# Stored data

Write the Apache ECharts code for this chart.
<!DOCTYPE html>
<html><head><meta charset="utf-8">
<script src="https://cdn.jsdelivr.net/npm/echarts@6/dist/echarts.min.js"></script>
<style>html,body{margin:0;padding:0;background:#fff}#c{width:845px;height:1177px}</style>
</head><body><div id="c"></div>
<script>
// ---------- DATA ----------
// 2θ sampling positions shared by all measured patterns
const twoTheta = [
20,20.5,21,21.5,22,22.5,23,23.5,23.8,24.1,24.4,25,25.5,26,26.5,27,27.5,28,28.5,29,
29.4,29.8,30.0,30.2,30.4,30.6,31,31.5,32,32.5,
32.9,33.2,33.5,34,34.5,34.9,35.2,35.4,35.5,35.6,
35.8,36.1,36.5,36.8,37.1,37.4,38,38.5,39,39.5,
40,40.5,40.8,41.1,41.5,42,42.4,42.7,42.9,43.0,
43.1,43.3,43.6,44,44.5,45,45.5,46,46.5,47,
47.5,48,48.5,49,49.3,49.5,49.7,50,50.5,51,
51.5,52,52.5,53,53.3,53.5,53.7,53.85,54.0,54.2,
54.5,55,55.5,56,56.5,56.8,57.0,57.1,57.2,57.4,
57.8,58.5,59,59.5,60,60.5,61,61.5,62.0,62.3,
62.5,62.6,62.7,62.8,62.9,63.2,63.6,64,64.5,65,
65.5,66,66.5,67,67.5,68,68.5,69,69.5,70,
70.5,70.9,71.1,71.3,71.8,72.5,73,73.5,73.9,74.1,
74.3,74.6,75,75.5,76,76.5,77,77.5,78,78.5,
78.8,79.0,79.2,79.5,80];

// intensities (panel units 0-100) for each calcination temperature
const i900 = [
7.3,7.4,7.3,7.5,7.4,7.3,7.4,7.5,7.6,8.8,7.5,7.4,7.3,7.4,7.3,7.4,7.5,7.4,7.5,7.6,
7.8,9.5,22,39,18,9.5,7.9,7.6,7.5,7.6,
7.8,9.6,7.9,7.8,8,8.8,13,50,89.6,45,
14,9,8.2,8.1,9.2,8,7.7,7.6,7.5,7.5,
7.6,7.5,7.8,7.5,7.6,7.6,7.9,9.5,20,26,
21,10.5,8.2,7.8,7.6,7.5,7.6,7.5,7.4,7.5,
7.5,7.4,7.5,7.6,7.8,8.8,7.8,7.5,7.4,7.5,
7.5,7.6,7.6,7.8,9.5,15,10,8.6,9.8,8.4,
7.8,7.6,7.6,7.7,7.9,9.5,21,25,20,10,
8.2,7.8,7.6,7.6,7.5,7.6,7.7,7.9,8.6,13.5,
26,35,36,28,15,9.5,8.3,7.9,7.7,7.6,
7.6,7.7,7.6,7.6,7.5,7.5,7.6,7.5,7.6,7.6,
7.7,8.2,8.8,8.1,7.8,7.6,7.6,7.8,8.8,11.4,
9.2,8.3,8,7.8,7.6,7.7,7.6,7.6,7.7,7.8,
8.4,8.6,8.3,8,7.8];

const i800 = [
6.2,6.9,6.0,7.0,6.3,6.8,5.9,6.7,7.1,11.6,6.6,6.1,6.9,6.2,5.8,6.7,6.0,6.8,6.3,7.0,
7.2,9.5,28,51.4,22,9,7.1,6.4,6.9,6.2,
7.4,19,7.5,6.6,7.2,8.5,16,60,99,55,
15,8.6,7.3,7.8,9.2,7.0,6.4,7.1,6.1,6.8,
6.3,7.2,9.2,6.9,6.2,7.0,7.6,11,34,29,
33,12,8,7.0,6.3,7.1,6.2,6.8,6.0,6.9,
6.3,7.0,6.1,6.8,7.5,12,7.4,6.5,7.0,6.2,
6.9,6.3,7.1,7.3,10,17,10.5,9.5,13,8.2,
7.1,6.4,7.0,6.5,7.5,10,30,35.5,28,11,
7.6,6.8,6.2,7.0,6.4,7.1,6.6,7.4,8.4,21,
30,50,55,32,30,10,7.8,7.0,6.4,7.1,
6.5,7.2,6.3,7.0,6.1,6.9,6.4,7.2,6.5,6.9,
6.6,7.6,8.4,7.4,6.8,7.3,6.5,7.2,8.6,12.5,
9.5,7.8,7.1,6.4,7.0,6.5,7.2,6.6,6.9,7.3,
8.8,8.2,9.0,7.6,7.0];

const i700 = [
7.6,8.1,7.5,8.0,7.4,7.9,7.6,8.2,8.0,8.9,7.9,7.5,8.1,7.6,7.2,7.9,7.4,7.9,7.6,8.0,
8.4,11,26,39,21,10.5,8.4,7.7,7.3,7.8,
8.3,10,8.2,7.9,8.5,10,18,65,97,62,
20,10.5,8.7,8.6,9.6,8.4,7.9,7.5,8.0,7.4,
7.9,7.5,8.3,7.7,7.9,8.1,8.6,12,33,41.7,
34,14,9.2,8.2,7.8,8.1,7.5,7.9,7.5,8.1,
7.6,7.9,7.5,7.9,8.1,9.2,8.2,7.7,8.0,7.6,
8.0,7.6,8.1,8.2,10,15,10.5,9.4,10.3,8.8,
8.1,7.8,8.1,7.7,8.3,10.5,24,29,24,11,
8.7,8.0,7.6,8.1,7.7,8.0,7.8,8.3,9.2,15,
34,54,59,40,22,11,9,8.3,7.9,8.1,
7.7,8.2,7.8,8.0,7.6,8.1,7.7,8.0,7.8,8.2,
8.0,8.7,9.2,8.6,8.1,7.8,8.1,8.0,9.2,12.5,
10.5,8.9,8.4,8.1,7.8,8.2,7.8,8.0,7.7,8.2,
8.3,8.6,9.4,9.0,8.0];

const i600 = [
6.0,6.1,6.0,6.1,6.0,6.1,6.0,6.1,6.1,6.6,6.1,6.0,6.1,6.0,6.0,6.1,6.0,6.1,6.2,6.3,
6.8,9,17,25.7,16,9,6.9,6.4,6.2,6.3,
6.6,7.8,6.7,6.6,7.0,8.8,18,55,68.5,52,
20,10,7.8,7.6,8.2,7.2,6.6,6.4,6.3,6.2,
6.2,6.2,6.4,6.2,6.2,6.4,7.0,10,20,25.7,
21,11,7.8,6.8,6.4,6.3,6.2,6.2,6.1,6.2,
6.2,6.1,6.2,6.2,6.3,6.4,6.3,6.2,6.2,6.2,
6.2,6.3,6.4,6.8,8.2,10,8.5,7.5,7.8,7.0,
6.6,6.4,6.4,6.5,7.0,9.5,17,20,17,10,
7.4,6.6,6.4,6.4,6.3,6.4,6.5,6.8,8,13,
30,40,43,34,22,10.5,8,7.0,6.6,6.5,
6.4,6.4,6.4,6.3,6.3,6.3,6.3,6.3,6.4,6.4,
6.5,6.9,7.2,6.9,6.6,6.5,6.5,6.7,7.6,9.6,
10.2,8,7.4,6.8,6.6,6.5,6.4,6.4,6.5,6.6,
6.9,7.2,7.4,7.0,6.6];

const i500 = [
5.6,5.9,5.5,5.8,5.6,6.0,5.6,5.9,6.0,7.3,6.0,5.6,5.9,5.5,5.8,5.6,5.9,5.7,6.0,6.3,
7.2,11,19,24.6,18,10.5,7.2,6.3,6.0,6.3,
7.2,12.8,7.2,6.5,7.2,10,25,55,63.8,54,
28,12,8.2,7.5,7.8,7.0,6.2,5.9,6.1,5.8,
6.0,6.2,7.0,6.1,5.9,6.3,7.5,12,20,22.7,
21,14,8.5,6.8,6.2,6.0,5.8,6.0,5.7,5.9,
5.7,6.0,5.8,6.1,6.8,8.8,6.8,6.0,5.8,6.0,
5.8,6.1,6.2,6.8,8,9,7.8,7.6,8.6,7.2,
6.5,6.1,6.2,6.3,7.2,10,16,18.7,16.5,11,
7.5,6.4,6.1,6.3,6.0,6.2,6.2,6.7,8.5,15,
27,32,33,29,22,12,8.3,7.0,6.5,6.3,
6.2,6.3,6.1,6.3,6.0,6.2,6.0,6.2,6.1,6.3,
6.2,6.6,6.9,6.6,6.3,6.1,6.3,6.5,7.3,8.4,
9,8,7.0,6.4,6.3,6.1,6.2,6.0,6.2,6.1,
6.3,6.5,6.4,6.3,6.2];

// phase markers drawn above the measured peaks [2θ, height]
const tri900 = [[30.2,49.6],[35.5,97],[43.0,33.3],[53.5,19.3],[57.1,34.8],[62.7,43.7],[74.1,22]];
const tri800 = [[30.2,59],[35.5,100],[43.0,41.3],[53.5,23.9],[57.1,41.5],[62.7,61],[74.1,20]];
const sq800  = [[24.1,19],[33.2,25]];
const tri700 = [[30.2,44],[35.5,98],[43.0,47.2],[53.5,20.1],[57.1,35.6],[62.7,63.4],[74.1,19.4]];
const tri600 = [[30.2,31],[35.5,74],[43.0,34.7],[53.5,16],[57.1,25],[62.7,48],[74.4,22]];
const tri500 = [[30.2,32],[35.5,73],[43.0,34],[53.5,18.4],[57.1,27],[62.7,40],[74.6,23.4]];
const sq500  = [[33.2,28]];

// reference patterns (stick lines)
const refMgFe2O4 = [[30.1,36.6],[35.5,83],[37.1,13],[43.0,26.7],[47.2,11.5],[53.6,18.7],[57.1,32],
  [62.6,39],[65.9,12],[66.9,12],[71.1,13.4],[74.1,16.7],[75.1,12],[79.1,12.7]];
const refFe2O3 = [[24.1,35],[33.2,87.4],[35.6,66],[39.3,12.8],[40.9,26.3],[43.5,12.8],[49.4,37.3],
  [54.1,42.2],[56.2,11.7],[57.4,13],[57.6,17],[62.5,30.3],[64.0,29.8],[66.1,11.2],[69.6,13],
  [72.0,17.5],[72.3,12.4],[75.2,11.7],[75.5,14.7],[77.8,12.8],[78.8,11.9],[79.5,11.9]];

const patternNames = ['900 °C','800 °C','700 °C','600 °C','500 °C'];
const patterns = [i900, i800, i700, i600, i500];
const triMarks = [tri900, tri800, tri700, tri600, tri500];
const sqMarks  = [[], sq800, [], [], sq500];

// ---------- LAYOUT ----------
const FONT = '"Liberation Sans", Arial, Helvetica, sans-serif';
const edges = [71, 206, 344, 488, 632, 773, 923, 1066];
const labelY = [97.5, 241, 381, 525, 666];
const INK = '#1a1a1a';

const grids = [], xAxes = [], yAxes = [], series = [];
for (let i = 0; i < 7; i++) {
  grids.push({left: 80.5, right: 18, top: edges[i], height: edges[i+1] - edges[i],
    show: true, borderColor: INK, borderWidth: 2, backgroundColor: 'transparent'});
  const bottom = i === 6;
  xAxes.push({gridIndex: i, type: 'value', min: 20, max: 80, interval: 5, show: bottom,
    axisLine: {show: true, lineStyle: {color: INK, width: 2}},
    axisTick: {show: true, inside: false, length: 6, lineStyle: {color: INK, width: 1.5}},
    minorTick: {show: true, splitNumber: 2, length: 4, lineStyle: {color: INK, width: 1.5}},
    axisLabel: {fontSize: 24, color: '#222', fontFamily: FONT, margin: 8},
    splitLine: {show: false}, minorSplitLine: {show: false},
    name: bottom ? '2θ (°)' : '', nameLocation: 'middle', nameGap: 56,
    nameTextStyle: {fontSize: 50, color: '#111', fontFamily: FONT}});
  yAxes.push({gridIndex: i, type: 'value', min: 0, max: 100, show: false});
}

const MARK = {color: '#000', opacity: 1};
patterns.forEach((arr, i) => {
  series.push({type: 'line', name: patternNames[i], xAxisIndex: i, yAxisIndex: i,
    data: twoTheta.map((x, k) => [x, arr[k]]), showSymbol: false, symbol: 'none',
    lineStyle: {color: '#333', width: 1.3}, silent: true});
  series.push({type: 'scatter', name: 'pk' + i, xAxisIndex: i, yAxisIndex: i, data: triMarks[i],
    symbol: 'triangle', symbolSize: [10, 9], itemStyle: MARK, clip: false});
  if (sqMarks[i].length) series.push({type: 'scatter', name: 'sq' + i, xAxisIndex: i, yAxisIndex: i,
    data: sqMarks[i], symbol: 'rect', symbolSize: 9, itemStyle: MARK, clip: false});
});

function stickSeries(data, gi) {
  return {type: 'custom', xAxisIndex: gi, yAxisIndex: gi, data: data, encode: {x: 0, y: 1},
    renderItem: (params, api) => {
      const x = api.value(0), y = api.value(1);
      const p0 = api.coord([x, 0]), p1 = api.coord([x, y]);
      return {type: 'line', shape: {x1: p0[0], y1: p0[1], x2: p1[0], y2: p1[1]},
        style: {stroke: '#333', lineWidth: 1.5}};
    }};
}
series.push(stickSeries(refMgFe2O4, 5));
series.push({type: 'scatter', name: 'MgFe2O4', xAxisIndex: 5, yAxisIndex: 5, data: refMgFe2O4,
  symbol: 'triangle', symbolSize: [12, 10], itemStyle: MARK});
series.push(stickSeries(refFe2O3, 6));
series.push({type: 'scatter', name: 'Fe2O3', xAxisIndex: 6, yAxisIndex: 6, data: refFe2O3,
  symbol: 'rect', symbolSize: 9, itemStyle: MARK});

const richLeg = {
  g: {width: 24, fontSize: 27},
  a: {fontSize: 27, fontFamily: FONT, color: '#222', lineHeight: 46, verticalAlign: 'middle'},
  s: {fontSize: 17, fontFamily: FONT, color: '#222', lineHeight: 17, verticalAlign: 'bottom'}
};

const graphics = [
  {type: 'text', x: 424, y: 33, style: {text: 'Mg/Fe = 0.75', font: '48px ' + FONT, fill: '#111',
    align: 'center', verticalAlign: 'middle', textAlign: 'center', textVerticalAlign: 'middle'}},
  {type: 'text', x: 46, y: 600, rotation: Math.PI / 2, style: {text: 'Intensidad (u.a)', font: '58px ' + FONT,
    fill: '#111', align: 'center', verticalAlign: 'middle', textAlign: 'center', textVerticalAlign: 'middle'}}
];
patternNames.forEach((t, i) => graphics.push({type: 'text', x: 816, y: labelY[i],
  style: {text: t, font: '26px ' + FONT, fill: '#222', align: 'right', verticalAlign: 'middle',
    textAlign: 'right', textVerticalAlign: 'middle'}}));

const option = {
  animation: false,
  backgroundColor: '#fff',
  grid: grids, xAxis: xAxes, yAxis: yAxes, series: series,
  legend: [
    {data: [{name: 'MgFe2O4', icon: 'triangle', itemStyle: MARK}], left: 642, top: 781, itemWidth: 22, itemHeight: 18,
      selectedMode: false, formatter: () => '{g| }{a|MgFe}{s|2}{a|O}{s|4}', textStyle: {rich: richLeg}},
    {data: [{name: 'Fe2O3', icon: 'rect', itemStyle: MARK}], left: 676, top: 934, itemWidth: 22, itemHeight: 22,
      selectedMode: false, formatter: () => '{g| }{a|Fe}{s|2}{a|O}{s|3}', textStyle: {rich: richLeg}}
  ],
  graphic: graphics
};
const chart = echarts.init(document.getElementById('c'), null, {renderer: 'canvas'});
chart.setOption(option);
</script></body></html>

# Task objective
In the listing above, reproduce the first line and each one after it through the line that contains "78.8,79.0,79.2,79.5,80];".

# Answer to the exercise
Write the Apache ECharts code for this chart.
<!DOCTYPE html>
<html><head><meta charset="utf-8">
<script src="https://cdn.jsdelivr.net/npm/echarts@6/dist/echarts.min.js"></script>
<style>html,body{margin:0;padding:0;background:#fff}#c{width:845px;height:1177px}</style>
</head><body><div id="c"></div>
<script>
// ---------- DATA ----------
// 2θ sampling positions shared by all measured patterns
const twoTheta = [
20,20.5,21,21.5,22,22.5,23,23.5,23.8,24.1,24.4,25,25.5,26,26.5,27,27.5,28,28.5,29,
29.4,29.8,30.0,30.2,30.4,30.6,31,31.5,32,32.5,
32.9,33.2,33.5,34,34.5,34.9,35.2,35.4,35.5,35.6,
35.8,36.1,36.5,36.8,37.1,37.4,38,38.5,39,39.5,
40,40.5,40.8,41.1,41.5,42,42.4,42.7,42.9,43.0,
43.1,43.3,43.6,44,44.5,45,45.5,46,46.5,47,
47.5,48,48.5,49,49.3,49.5,49.7,50,50.5,51,
51.5,52,52.5,53,53.3,53.5,53.7,53.85,54.0,54.2,
54.5,55,55.5,56,56.5,56.8,57.0,57.1,57.2,57.4,
57.8,58.5,59,59.5,60,60.5,61,61.5,62.0,62.3,
62.5,62.6,62.7,62.8,62.9,63.2,63.6,64,64.5,65,
65.5,66,66.5,67,67.5,68,68.5,69,69.5,70,
70.5,70.9,71.1,71.3,71.8,72.5,73,73.5,73.9,74.1,
74.3,74.6,75,75.5,76,76.5,77,77.5,78,78.5,
78.8,79.0,79.2,79.5,80];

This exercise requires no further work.